Metropolitan News-Enterprise

 

Tuesday, July 13, 2004

 

Page 3

 

S.C. Upholds Death Sentence on Retrial in Killing of Police Officer

 

By a MetNews Staff Writer

 

The California Supreme Court yesterday unanimously upheld the death sentence for a man convicted of murdering a Garden Grove police officer, and injuring two other officers and two civilians, in a 1980 barroom shooting.

John George Brown Jr. was convicted of killing Officer Donald Reed in 2000, for the second time. His original 1982 conviction of first degree murder with a special circumstance of intentionally killing a peace officer in the performance of his duties was  affirmed on direct appeal in 1988, but his petition for writ of habeas corpus was granted in 1998.

The habeas ruling was based on a finding that police had violated Brady v. Maryland by failing to disclose that Brown tested positive for phencyclidine shortly after the shootings. A 4-3 majority of the high court held in In re Brown (1998) 17 Cal.4th 873 that the evidence could have supported the defense contention that the defendant was so high on PCP he could not have formed the premeditated intent to commit the murder.

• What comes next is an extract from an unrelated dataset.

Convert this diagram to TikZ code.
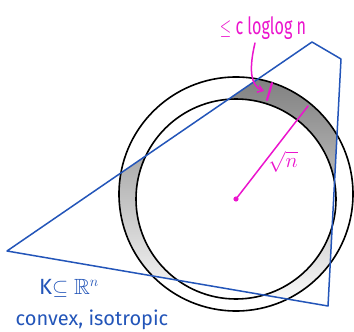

Jurors at the first trial learned of a negative drug test but did not learn of the earlier, positive one that formed the basis for the habeas petition.

The surviving officers testified that they went into the Cripple Creek Saloon to arrest Brown on outstanding drug and assault charges after noticing his car parked outside. They said he initially cooperated, then suddenly pulled a.22-caliber

pistol from his jacket pocket and started shooting.

Reed was fatally shot in the chest. Brown was found about an hour later

crouching behind some bushes near the bar.

In the second appeal, court-appointed attorney Marilee Marshall of Pasadena argued that Brown’s rights under the state and federal ex post facto clauses were violated because the surviving officers and members of Reed’s family were allowed to give “victim impact” testimony at the penalty phase.

Such evidence, Marshall argued, should have been excluded because it was not permitted under the law in effect at the time of the first trial. Subsequent U.S. and California high court rulings said such evidence is admissible in the penalty phase of a capital sentencing trial. 

Marshall also contended the evidence was more prejudicial than probative.

But Justice Janice Rogers Brown—who wrote the majority opinion in the 1998 case ordering the retrial and wrote for the unanimous court yesterday—said the appellate rulings on victim impact evidence were procedural and did not reflect a change in the law to which the ex post facto clauses would be applied.

She rejected a similar argument that Brown had been prejudiced by a change in the standard instruction on reasonable doubt between the two trials.

Deputy Attorney General Robert M. Foster argued the case for the state.

The case is People v. Brown, 04 S.O.S. 3545.